Wednesday, July 18, 2018

Wild Idea Buffalo Recipe of the Week - BUFFALO CARBONARA

This week's Wild Idea Buffalo Recipe of the Week is - BUFFALO CARBONARA. Made using Wild Idea Buffalo - Uncured Smoked Buffalo Bacon, which happens to be one of the "Monthly Specials" at Wild Idea Buffalo. You can find this recipe and purchase the SMOKED BUFFALO BACON along with all the Wild Idea Products at the Wild Idea Buffalo website. Below is a link and info on the SMOKED BUFFALO BACON along with this week's recipe BUFFALO CARBONARA.   So Enjoy and Eat Healthy in 2018!  https://wildideabuffalo.com/

SMOKED BUFFALO BACON

Bacon lovers, this is for you! Our Wild Idea Buffalo Bacon is a staff favorite and a customer favorite. It is 100% grass-fed, *nitrite free, and has a hint of sweetness for full bacon flavor. No need to deny your love of bacon any longer with Wild Idea Buffalo Bacon!

10 oz. package.

Ingredients:   100% Grass-fed Buffalo, organic sea salt, maple syrup, brown sugar, veg stable [ celery powder, sea salt, silicon dioxide (anti-caking)]
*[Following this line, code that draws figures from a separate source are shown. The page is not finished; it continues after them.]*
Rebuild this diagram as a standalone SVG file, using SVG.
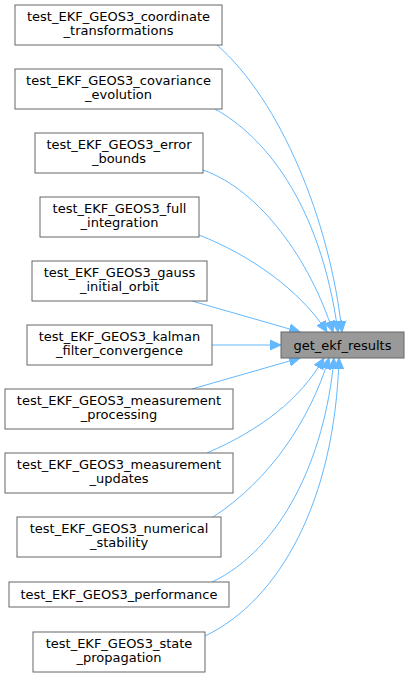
<svg xmlns="http://www.w3.org/2000/svg" width="409" height="677" viewBox="0 0 409 677">
<style>
.n rect{fill:#ffffff;stroke:#666666;stroke-width:1}
.t rect{fill:#999999;stroke:#666666;stroke-width:1}
text{font-family:"DejaVu Sans",sans-serif;font-size:13px;fill:#000000;text-anchor:middle}
.e path{fill:none;stroke:#63b8ff;stroke-width:1;marker-end:url(#ah)}
</style>
<defs>
<marker id="ah" markerUnits="userSpaceOnUse" markerWidth="12" markerHeight="12" refX="11" refY="5" orient="auto" viewBox="0 0 12 10">
<path d="M0,0 L11,5 L0,10 z" fill="#63b8ff" stroke="#63b8ff"/>
</marker>
</defs>
<rect width="409" height="677" fill="#ffffff"/>
<g id="edges" class="e">
<path d="M217,45 C280,100 330,220 342,332"/>
<path d="M215,109 C262,135 320,200 338,332"/>
<path d="M203,170 C260,190 310,260 333,332"/>
<path d="M199,235 C250,255 300,290 327,332"/>
<path d="M192,301 L300,332"/>
<path d="M212,345 L281,345"/>
<path d="M192,389 L300,358"/>
<path d="M207,453 C260,430 300,400 324,358"/>
<path d="M213,517 C270,480 310,420 329,358"/>
<path d="M212,582 C280,550 325,460 334,358"/>
<path d="M205,636 C280,600 335,500 339,358"/>
</g>
<g id="target" class="t"><rect x="281" y="332" width="123" height="26"/><text x="342.5" y="349.5">get_ekf_results</text></g>
<g id="n1" class="n"><rect x="15" y="5" width="207" height="40"/><text x="118.5" y="21">test_EKF_GEOS3_coordinate</text><text x="118.5" y="35">_transformations</text></g>
<g id="n2" class="n"><rect x="15" y="69" width="207" height="40"/><text x="118.5" y="85">test_EKF_GEOS3_covariance</text><text x="118.5" y="99">_evolution</text></g>
<g id="n3" class="n"><rect x="35" y="133" width="168" height="40"/><text x="119" y="149">test_EKF_GEOS3_error</text><text x="119" y="163">_bounds</text></g>
<g id="n4" class="n"><rect x="40" y="197" width="159" height="40"/><text x="119.5" y="213">test_EKF_GEOS3_full</text><text x="119.5" y="227">_integration</text></g>
<g id="n5" class="n"><rect x="32" y="261" width="175" height="40"/><text x="119.5" y="277">test_EKF_GEOS3_gauss</text><text x="119.5" y="291">_initial_orbit</text></g>
<g id="n6" class="n"><rect x="27" y="325" width="185" height="40"/><text x="119.5" y="341">test_EKF_GEOS3_kalman</text><text x="119.5" y="355">_filter_convergence</text></g>
<g id="n7" class="n"><rect x="5" y="389" width="228" height="40"/><text x="119" y="405">test_EKF_GEOS3_measurement</text><text x="119" y="419">_processing</text></g>
<g id="n8" class="n"><rect x="5" y="453" width="228" height="40"/><text x="119" y="469">test_EKF_GEOS3_measurement</text><text x="119" y="483">_updates</text></g>
<g id="n9" class="n"><rect x="17" y="517" width="204" height="40"/><text x="119" y="533">test_EKF_GEOS3_numerical</text><text x="119" y="547">_stability</text></g>
<g id="n10" class="n"><rect x="9" y="582" width="220" height="25"/><text x="119" y="599">test_EKF_GEOS3_performance</text></g>
<g id="n11" class="n"><rect x="33" y="632" width="172" height="40"/><text x="119" y="648">test_EKF_GEOS3_state</text><text x="119" y="662">_propagation</text></g>
</svg>
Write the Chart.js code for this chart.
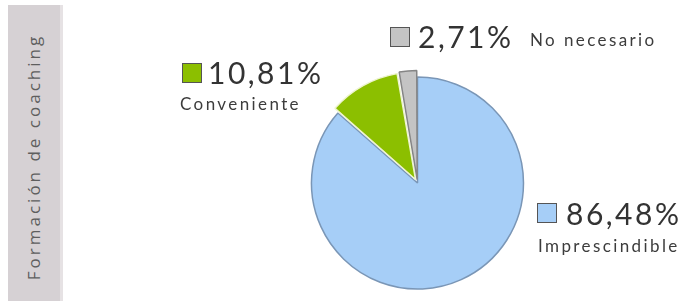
<!DOCTYPE html>
<html>
<head>
<meta charset="utf-8">
<script src="https://cdn.jsdelivr.net/npm/chart.js@4.4.0/dist/chart.umd.min.js"></script>
<style>
    body { margin: 0; background: #fff; }
    #wrap { position: relative; width: 681px; height: 301px; overflow: hidden; font-family: Lato, "Open Sans", sans-serif; }
    #side { position: absolute; left: 8px; top: 5px; width: 52px; height: 296px; background: #d6d1d4; border-right: 3px solid #e6e2e4; }
    #sideText { position: absolute; left: 33px; top: 157px; transform: translate(-50%, -50%) rotate(-90deg);
        white-space: nowrap; color: #5e5e5e; font-family: "Open Sans", sans-serif; font-size: 17px; letter-spacing: 3px; }
    canvas { position: absolute; left: 0; top: 0; }
    .lbl { position: absolute; white-space: nowrap; color: #333; line-height: 1; }
    .sq { position: absolute; width: 18px; height: 18px; border: 1px solid #555; }
    .pct { font-size: 30px; letter-spacing: 2.5px; }
    .name { font-size: 17px; letter-spacing: 2.4px; color: #3c3c3c; }
</style>
</head>
<body>
<div id="wrap">
    <div id="side"></div>
    <div id="sideText">Formación de coaching</div>
    <canvas id="myChart" width="681" height="301"></canvas>
</div>
<script>
var categories = ["Imprescindible", "Conveniente", "No necesario"];
var values = [86.48, 10.81, 2.71];
var percentLabels = ["86,48%", "10,81%", "2,71%"];
var sliceColors = ["#a6cef7", "#8cbf00", "#c4c4c4"];
var borderColors = ["#7a96b6", "#eef4d0", "#858585"];
var sliceOffsets = [0, 16, 14];

// label layout: square, percent text, category name (px)
var labelLayout = [
    { sq: [537, 203], pct: [566, 198], name: [538, 237] },
    { sq: [182, 63], pct: [208, 57], name: [180, 95] },
    { sq: [390, 27], pct: [418, 21], name: [530, 31] }
];

function addLabels() {
    var wrap = document.getElementById("wrap");
    categories.forEach(function (cat, i) {
        var pos = labelLayout[i];

        var sq = document.createElement("div");
        sq.className = "sq";
        sq.style.left = pos.sq[0] + "px";
        sq.style.top = pos.sq[1] + "px";
        sq.style.background = sliceColors[i];
        wrap.appendChild(sq);

        var pct = document.createElement("div");
        pct.className = "lbl pct";
        pct.style.left = pos.pct[0] + "px";
        pct.style.top = pos.pct[1] + "px";
        pct.textContent = percentLabels[i];
        wrap.appendChild(pct);

        var name = document.createElement("div");
        name.className = "lbl name";
        name.style.left = pos.name[0] + "px";
        name.style.top = pos.name[1] + "px";
        name.textContent = cat;
        wrap.appendChild(name);
    });
}

var ctx = document.getElementById("myChart");
new Chart(ctx, {
    type: "pie",
    data: {
        labels: categories,
        datasets: [{
            data: values,
            backgroundColor: sliceColors,
            borderColor: borderColors,
            borderWidth: [1.5, 1.5, 1.5],
            offset: sliceOffsets,
            radius: 106
        }]
    },
    options: {
        responsive: false,
        animation: false,
        layout: { padding: { left: 260, right: 106, top: 65, bottom: 0 } },
        plugins: {
            legend: { display: false },
            tooltip: { enabled: false }
        }
    }
});

addLabels();
</script>
</body>
</html>
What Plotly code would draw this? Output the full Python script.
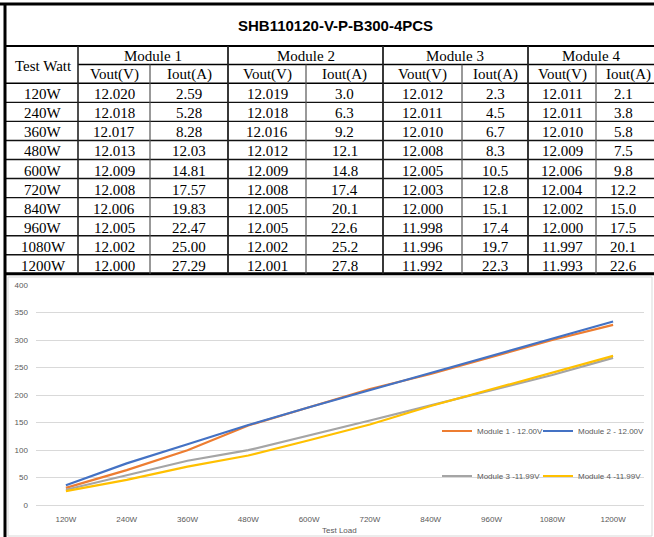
import plotly.graph_objects as go

# ---------------- data ----------------
title_text = "SHB110120-V-P-B300-4PCS"
test_watt = ["120W", "240W", "360W", "480W", "600W", "720W", "840W", "960W", "1080W", "1200W"]
modules = ["Module 1", "Module 2", "Module 3", "Module 4"]

m1_vout = [12.020, 12.018, 12.017, 12.013, 12.009, 12.008, 12.006, 12.005, 12.002, 12.000]
m1_iout = [2.59, 5.28, 8.28, 12.03, 14.81, 17.57, 19.83, 22.47, 25.00, 27.29]
m2_vout = [12.019, 12.018, 12.016, 12.012, 12.009, 12.008, 12.005, 12.005, 12.002, 12.001]
m2_iout = [3.0, 6.3, 9.2, 12.1, 14.8, 17.4, 20.1, 22.6, 25.2, 27.8]
m3_vout = [12.012, 12.011, 12.010, 12.008, 12.005, 12.003, 12.000, 11.998, 11.996, 11.992]
m3_iout = [2.3, 4.5, 6.7, 8.3, 10.5, 12.8, 15.1, 17.4, 19.7, 22.3]
m4_vout = [12.011, 12.011, 12.010, 12.009, 12.006, 12.004, 12.002, 12.000, 11.997, 11.993]
m4_iout = [2.1, 3.8, 5.8, 7.5, 9.8, 12.2, 15.0, 17.5, 20.1, 22.6]

series_names = ["Module 1 - 12.00V", "Module 2 - 12.00V", "Module 3 -11.99V", "Module 4 -11.99V"]
series_colors = ["#ED7D31", "#4472C4", "#A5A5A5", "#FFC000"]
x_title = "Test Load"

# ---------------- layout helpers ----------------
W, H = 654, 537
def px(x):
    return x / W
def py(y):
    return 1 - y / H

fig = go.Figure()

vouts = [m1_vout, m2_vout, m3_vout, m4_vout]
iouts = [m1_iout, m2_iout, m3_iout, m4_iout]
i_dec = [2, 1, 1, 1]

# chart traces (output power = Vout * Iout from the table)
legend_ids = ["legend", "legend2", "legend3", "legend4"]
for k in range(4):
    power = [v * i for v, i in zip(vouts[k], iouts[k])]
    fig.add_trace(go.Scatter(
        x=test_watt, y=power, mode="lines", name=series_names[k],
        line=dict(color=series_colors[k], width=2.2),
        legend=legend_ids[k], showlegend=True,
    ))

shapes = []
annots = []

# ---------------- table ----------------
col_edges = [6, 78, 150, 228, 306, 383, 462, 528, 596, 654]
title_top, title_bot = 4, 46
hdr1_bot = 64.5
hdr2_bot = 83.3
row_h = 19.05
tbl_bot = hdr2_bot + row_h * len(test_watt)

def hline(x0, x1, y, w=1.4, c="#111"):
    shapes.append(dict(type="line", xref="paper", yref="paper", x0=px(x0), x1=px(x1),
                       y0=py(y), y1=py(y), line=dict(color=c, width=w)))
def vline(x, y0, y1, w=1.2, c="#333"):
    shapes.append(dict(type="line", xref="paper", yref="paper", x0=px(x), x1=px(x),
                       y0=py(y0), y1=py(y1), line=dict(color=c, width=w)))

serif = "Liberation Serif, Times New Roman, serif"
def text(x, y, s, size=15, fam=serif, bold=False, color="#000"):
    annots.append(dict(xref="paper", yref="paper", x=px(x), y=py(y), text=("<b>%s</b>" % s) if bold else s,
                       showarrow=False, xanchor="center", yanchor="middle",
                       font=dict(family=fam, size=size, color=color)))

# outer / horizontal lines
hline(0, W, title_top, w=3, c="#000")
hline(6, W, title_bot, w=2, c="#000")
hline(col_edges[1], W, hdr1_bot, w=1.5, c="#000")
hline(6, W, hdr2_bot, w=1.5, c="#000")
for r in range(1, len(test_watt)):
    hline(6, W, hdr2_bot + r * row_h, w=1.4, c="#111")
hline(6, W, tbl_bot, w=3, c="#000")

# vertical lines
vline(5, title_top, H, w=3, c="#000")
vline(col_edges[1], title_bot, tbl_bot, w=1.6, c="#222")
for k in range(4):
    left = col_edges[1 + 2 * k]
    mid = col_edges[2 + 2 * k]
    if k > 0:
        vline(left, title_bot, tbl_bot, w=1.8, c="#222")
    vline(mid, hdr1_bot, tbl_bot, w=1.2, c="#555")

# texts
text(335, 25, title_text, size=15, fam="Liberation Sans, Arial, sans-serif", bold=True)
text((col_edges[0] + col_edges[1]) / 2 + 1, (title_bot + hdr2_bot) / 2 + 1, "Test Watt")
for k in range(4):
    a, b, c = col_edges[1 + 2 * k], col_edges[2 + 2 * k], col_edges[3 + 2 * k]
    text((a + c) / 2, (title_bot + hdr1_bot) / 2 + 1, modules[k])
    text((a + b) / 2, (hdr1_bot + hdr2_bot) / 2 + 1, "Vout(V)")
    text((b + c) / 2 + (3 if k == 3 else 0), (hdr1_bot + hdr2_bot) / 2 + 1, "Iout(A)")
for r, tw in enumerate(test_watt):
    yc = hdr2_bot + (r + 0.5) * row_h + 1.5
    text((col_edges[0] + col_edges[1]) / 2 + 1, yc, tw)
    for k in range(4):
        a, b, c = col_edges[1 + 2 * k], col_edges[2 + 2 * k], col_edges[3 + 2 * k]
        text((a + b) / 2, yc, "%.3f" % vouts[k][r])
        text((b + c) / 2 + (-2 if k == 3 else 0), yc, ("%." + str(i_dec[k]) + "f") % iouts[k][r])

# chart border
shapes.append(dict(type="rect", xref="paper", yref="paper", x0=px(8), x1=px(652), y0=py(536), y1=py(277),
                   line=dict(color="#d9d9d9", width=1), fillcolor="rgba(0,0,0,0)", layer="below"))

# axis title
text(340, 530, x_title, size=8, fam="Liberation Sans, Arial, sans-serif", color="#595959")

# ---------------- legends ----------------
leg_font = dict(family="Liberation Sans, Arial, sans-serif", size=8, color="#595959")
leg_pos = [(437, 431), (538, 431), (437, 476), (538, 476)]
legends = {}
for k in range(4):
    lx, ly = leg_pos[k]
    legends[legend_ids[k]] = dict(x=px(lx), y=py(ly), xref="paper", yref="paper",
                                   xanchor="left", yanchor="middle", orientation="h",
                                   bgcolor="rgba(0,0,0,0)", borderwidth=0, font=leg_font,
                                   itemwidth=30)

tick_font = dict(family="Liberation Sans, Arial, sans-serif", size=8, color="#595959")
fig.update_layout(
    width=W, height=H, autosize=False,
    margin=dict(l=0, r=0, t=0, b=0, pad=0),
    paper_bgcolor="white", plot_bgcolor="white",
    shapes=shapes, annotations=annots,
    xaxis=dict(domain=[px(35.5), px(643.5)], type="category", range=[-0.5, len(test_watt) - 0.5],
               showgrid=False, showline=False, zeroline=False, automargin=False,
               ticks="outside", ticklen=6, tickcolor="rgba(0,0,0,0)", tickfont=tick_font),
    yaxis=dict(domain=[py(505), py(285)], range=[0, 400], dtick=50, showgrid=True,
               gridcolor="#d9d9d9", gridwidth=1, zeroline=True, zerolinecolor="#d9d9d9",
               zerolinewidth=1, showline=False, automargin=False,
               ticks="outside", ticklen=5, tickcolor="rgba(0,0,0,0)", tickfont=tick_font),
    **legends,
)

fig.write_html("out.html", config={"displayModeBar": False},
               post_script="document.body.style.margin='0';document.body.style.overflow='hidden';")
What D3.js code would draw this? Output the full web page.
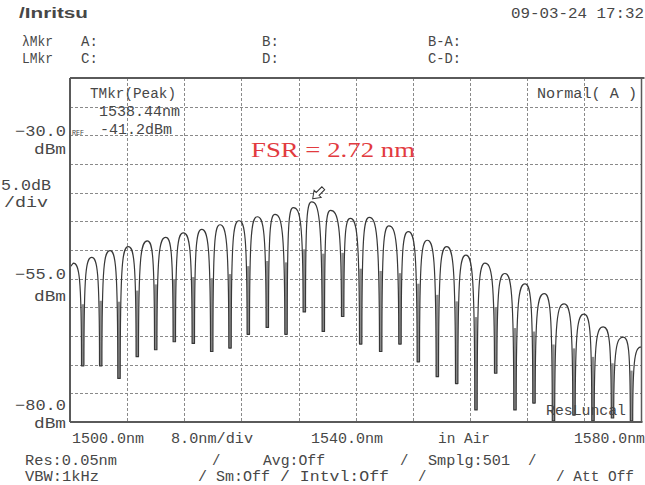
<!DOCTYPE html>
<meta charset="utf-8">
<style>
body { margin: 0; background: #fff; }
#chart text { font-family: "Liberation Mono", "DejaVu Sans Mono", monospace; fill: #474747; }
</style>
<body>
<div id="chart"></div>
<script src="https://cdn.jsdelivr.net/npm/d3@7"></script>
<script>

var width = 645, height = 485;
var plot = {left: 70, right: 641.5, top: 78, bottom: 422};

// span 1500-1580 nm, 8 nm/div ; level -80..-20 dBm, 5 dB/div
var wlDomain = [1500, 1580];
var dbmDomain = [-80, -20];
var wlTicks = d3.range(1500, 1581, 8);
var dbmTicks = d3.range(-80, -19, 5);

// fringe peaks (nm / dBm)
var peakWl = [1500.46, 1503.04, 1505.60, 1508.16, 1510.82, 1513.40, 1515.86, 1518.44,
              1521.00, 1523.66, 1526.22, 1528.70, 1531.26, 1533.83, 1536.47, 1539.24,
              1541.90, 1544.65, 1547.36, 1550.02, 1552.73, 1555.43, 1558.09, 1560.89,
              1563.69, 1566.39, 1569.15, 1571.95, 1574.65, 1577.45];
var peakDbm = [-52.3, -51.3, -50.1, -49.4, -48.4, -47.8, -47.0, -46.4,
               -45.6, -44.9, -44.2, -43.8, -42.6, -41.6, -43.1, -44.5,
               -44.3, -45.8, -46.8, -48.3, -49.4, -50.9, -52.3, -54.1,
               -55.9, -57.6, -59.4, -61.2, -63.4, -65.2];

// fringe minima, one after each peak
var dipWl = [1501.78, 1504.30, 1506.86, 1509.42, 1512.00, 1514.60, 1517.26, 1519.84,
             1522.40, 1524.96, 1527.62, 1530.24, 1532.80, 1535.46, 1538.17, 1540.69,
             1543.49, 1546.19, 1548.76, 1551.42, 1554.13, 1556.83, 1559.59, 1562.29,
             1564.95, 1567.68, 1570.55, 1573.21, 1575.94, 1578.60];
var dipDbm = [-70.2, -70.2, -72.4, -68.6, -67.4, -66.0, -66.3, -67.7,
              -67.1, -64.7, -63.5, -64.7, -60.8, -64.2, -61.6, -66.4,
              -67.7, -66.4, -69.5, -72.1, -73.3, -77.9, -71.5, -77.9,
              -76.7, -79.8, -78.8, -79.8, -79.3, -79.8];

// where the trace enters and leaves the screen
var traceStart = [1500.0, -53.0];
var traceEnd = [1580.0, -66.9];

var markerIndex = 13;   // TMkr(Peak)

var x = d3.scaleLinear().domain(wlDomain).range([plot.left, plot.right]);
var y = d3.scaleLinear().domain(dbmDomain).range([plot.bottom, plot.top]);

var svg = d3.select('#chart').append('svg')
    .attr('width', width)
    .attr('height', height);

svg.append('rect').attr('width', width).attr('height', height).attr('fill', '#fff');

svg.append('clipPath').attr('id', 'plotclip')
  .append('rect')
    .attr('x', plot.left).attr('y', plot.top)
    .attr('width', plot.right - plot.left).attr('height', plot.bottom - plot.top);

// grid
var grid = svg.append('g').attr('stroke', '#8a8a8a').attr('stroke-width', 1)
    .attr('stroke-dasharray', '3,2');

grid.selectAll('.vx').data(wlTicks.slice(1, -1)).enter().append('line')
    .attr('x1', function(d){ return Math.round(x(d)) + 0.5; })
    .attr('x2', function(d){ return Math.round(x(d)) + 0.5; })
    .attr('y1', plot.top).attr('y2', plot.bottom);

grid.selectAll('.hy').data(dbmTicks.slice(1, -1)).enter().append('line')
    .attr('y1', function(d){ return Math.round(y(d)) + 0.5; })
    .attr('y2', function(d){ return Math.round(y(d)) + 0.5; })
    .attr('x1', plot.left).attr('x2', plot.right);

// trace: arch from each peak down to the narrow dip and up again
function tracePath() {
  var p = d3.path();
  p.moveTo(x(traceStart[0]), y(traceStart[1]));
  p.lineTo(x(peakWl[0]), y(peakDbm[0]));
  for (var i = 0; i < peakWl.length; i++) {
    var xp = x(peakWl[i]), yp = y(peakDbm[i]);
    var xd = x(dipWl[i]), yd = y(dipDbm[i]);
    var h = xd - xp;
    p.bezierCurveTo(xp + 0.6 * h, yp, xd - 1.2, yp + 0.1 * (yd - yp), xd - 1.2, yd);
    p.lineTo(xd + 1.2, yd);
    var nx, ny;
    if (i + 1 < peakWl.length) { nx = x(peakWl[i + 1]); ny = y(peakDbm[i + 1]); }
    else { nx = x(traceEnd[0]); ny = y(traceEnd[1]); }
    var h2 = nx - xd;
    p.bezierCurveTo(xd + 1.2, ny + 0.1 * (yd - ny), nx - 0.6 * h2, ny, nx, ny);
  }
  return p.toString();
}

var traceG = svg.append('g').attr('clip-path', 'url(#plotclip)');

// grey body of the narrow dips
traceG.selectAll('.dipbar').data(d3.range(dipWl.length)).enter().append('rect')
    .attr('x', function(i){ return x(dipWl[i]) - 1.2; })
    .attr('width', 2.4)
    .attr('y', function(i){ return y(peakDbm[i]) + 0.4 * (y(dipDbm[i]) - y(peakDbm[i])); })
    .attr('height', function(i){ return 0.6 * (y(dipDbm[i]) - y(peakDbm[i])); })
    .attr('fill', '#8d8d8d');

traceG.append('path')
    .attr('d', tracePath())
    .attr('fill', 'none')
    .attr('stroke', '#383838')
    .attr('stroke-width', 1.2)
    .attr('stroke-linejoin', 'round');

// frame
var frame = svg.append('g').attr('stroke', '#5a5a5a').attr('fill', 'none');
frame.append('line').attr('x1', plot.left).attr('x2', plot.right + 3)
    .attr('y1', plot.top).attr('y2', plot.top).attr('stroke-width', 2);
frame.append('line').attr('x1', plot.left).attr('x2', plot.right + 1)
    .attr('y1', plot.bottom).attr('y2', plot.bottom).attr('stroke-width', 2);
frame.append('line').attr('x1', plot.left).attr('x2', plot.left)
    .attr('y1', plot.top).attr('y2', plot.bottom).attr('stroke-width', 2);
frame.append('line').attr('x1', plot.right).attr('x2', plot.right)
    .attr('y1', plot.top).attr('y2', plot.bottom).attr('stroke-width', 1.5);

// peak marker arrow
var mx = x(peakWl[markerIndex]), my = y(peakDbm[markerIndex]);
svg.append('path')
    .attr('d', 'M0,0 L-7,-5 L-7,-2 L-15,-2 L-15,2 L-7,2 L-7,5 Z')
    .attr('transform', 'translate(' + (mx + 1) + ',' + (my - 3) + ') rotate(135)')
    .attr('fill', '#fff')
    .attr('stroke', '#333')
    .attr('stroke-width', 1);

// texts
function txt(x0, y0, s, o) {
  o = o || {};
  var t = svg.append('text')
      .attr('x', x0).attr('y', y0)
      .style('font-size', (o.size || 14) + 'px')
      .text(s);
  if (o.anchor) t.attr('text-anchor', o.anchor);
  if (o.w) t.attr('textLength', o.w).attr('lengthAdjust', 'spacingAndGlyphs');
  if (o.fill) t.style('fill', o.fill);
  if (o.family) t.style('font-family', o.family);
  if (o.weight) t.style('font-weight', o.weight);
  return t;
}

// header
txt(19, 18, '/Inritsu', {size: 14, w: 69, weight: 'bold', family: 'Liberation Sans Narrow, Liberation Sans, sans-serif'});
txt(511, 18, '09-03-24 17:32', {size: 14, w: 133});
txt(22, 46, '\u03bbMkr', {size: 14, w: 31});
txt(81, 46, 'A:', {size: 14});
txt(262, 46, 'B:', {size: 14});
txt(428, 46, 'B-A:', {size: 14, w: 33});
txt(22, 63, 'LMkr', {size: 14, w: 31});
txt(81, 63, 'C:', {size: 14});
txt(262, 63, 'D:', {size: 14});
txt(428, 63, 'C-D:', {size: 14, w: 33});

// level labels
var lv = [[-30, 136, 154], [-55, 279, 301], [-80, 410, 428]];
lv.forEach(function(d){
  txt(66, d[1], d3.format('.1f')(d[0]), {size: 15, anchor: 'end', w: 51});
  txt(66, d[2], 'dBm', {size: 14, anchor: 'end', w: 32});
});
txt(1, 190, '5.0dB', {size: 15, w: 50});
txt(4, 207, '/div', {size: 14, w: 44});

// marker readout
txt(90, 98, 'TMkr(Peak)', {size: 14, w: 86});
txt(99, 116, '1538.44nm', {size: 14, w: 81});
txt(72, 135, 'REF', {size: 7, w: 12});
txt(100, 134, '-41.2dBm', {size: 14, w: 72});
txt(537, 98, 'Normal( A )', {size: 14, w: 100});
txt(546, 415, 'ResLuncal', {size: 14, w: 80});

txt(251, 157, 'FSR = 2.72 nm', {size: 21, w: 164, fill: '#e23b3f', family: 'Liberation Serif, serif'});

// wavelength labels
txt(72, 443, '1500.0nm', {size: 15, w: 72});
txt(171, 443, '8.0nm/div', {size: 15, w: 82});
txt(311, 443, '1540.0nm', {size: 15, w: 72});
txt(438, 443, 'in Air', {size: 15, w: 52});
txt(574, 443, '1580.0nm', {size: 15, w: 71});

// settings
txt(25, 465, 'Res:0.05nm', {size: 14, w: 92});
txt(212, 465, '/', {size: 14});
txt(263, 465, 'Avg:Off', {size: 14, w: 62});
txt(400, 465, '/', {size: 14});
txt(428, 465, 'Smplg:501', {size: 14, w: 82});
txt(528, 465, '/', {size: 14});
txt(25, 481, 'VBW:1kHz', {size: 14, w: 74});
txt(198, 481, '/ Sm:Off', {size: 14, w: 72});
txt(280, 481, '/ Intvl:Off', {size: 14, w: 109});
txt(418, 481, '/', {size: 14});
txt(556, 481, '/ Att Off', {size: 14, w: 78});

</script>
*All products are made without the use of added nitrites or nitrates, except for those naturally occurring in sea salt and celery powder.
https://wildideabuffalo.com/collections/frontpage/products/10-oz-uncured-smoked-buffalo-bacon


BUFFALO CARBONARA

BUFFALO CARBONARA
This dish can often be overwhelmed with garlic and the fatty smokiness of traditional bacon. I have held a light hand on the garlic and the lean, meaty flavor of the Bison Bacon will compliment this dish instead of overpower. A perfect dish for springtime celebrations or casual dinners! (Serves 4)

Ingredients:

Wild Idea Buffalo 10 oz. Uncured Smoked Buffalo Bacon, chopped
1 tablespoon olive oil
2 cloves garlic, minced
2 eggs + 1 yolk, room temperature
½ lemon, juiced & warmed
1½ to 2 cups Parmesan or Pecorino Romano, grated
1 teaspoon black pepper +
1 pound spaghetti, cooked al dente
1 to 2 cups reserved pasta water
*optional: asparagus tips or frozen peas, cooked al dente
salt to taste

Preparation:

1)   Prepare pasta al dente, reserving 2 cups pasta liquid. Rinse pasta and allow to drain.
2)   In heavy, large sauté pan over medium high heat, heat oil. Add bacon and brown until crispy, tossing occasionally about 5minutes. Add garlic to bacon a couple of minutes before bacon is done.
3)   Remove bacon/garlic from pan and set aside.
4)   Place the two eggs in their shell in a cup of boiling water that is removed from heat source. Allow
eggs to rest in water for one minute. Remove eggs and crack into blender along with other egg yolk. Coddled eggs may be a little cloudy, which is ok. Whip eggs in blender.
5)   Add the warmed lemon juice and 1½ cups grated cheese and pepper to blender and pulse. Add more cheese if desired.
6)   In sauté pan that bacon was browned in add 1 cup of the reserved pasta water and bring to a boil.  Add pasta to the water and cover for 1 minute or until pasta is hot.  Check pasta occasionally, adding more water if needed. Toss pasta gently. Remove pan from heat and drain excess water from pan.
7)   Drizzle egg and cheese mixture over hot pasta tossing as you drizzle. Add bacon and hot vegetables and toss again.
8)   Season to taste and garnish with shaved Parmesan or Pecorino.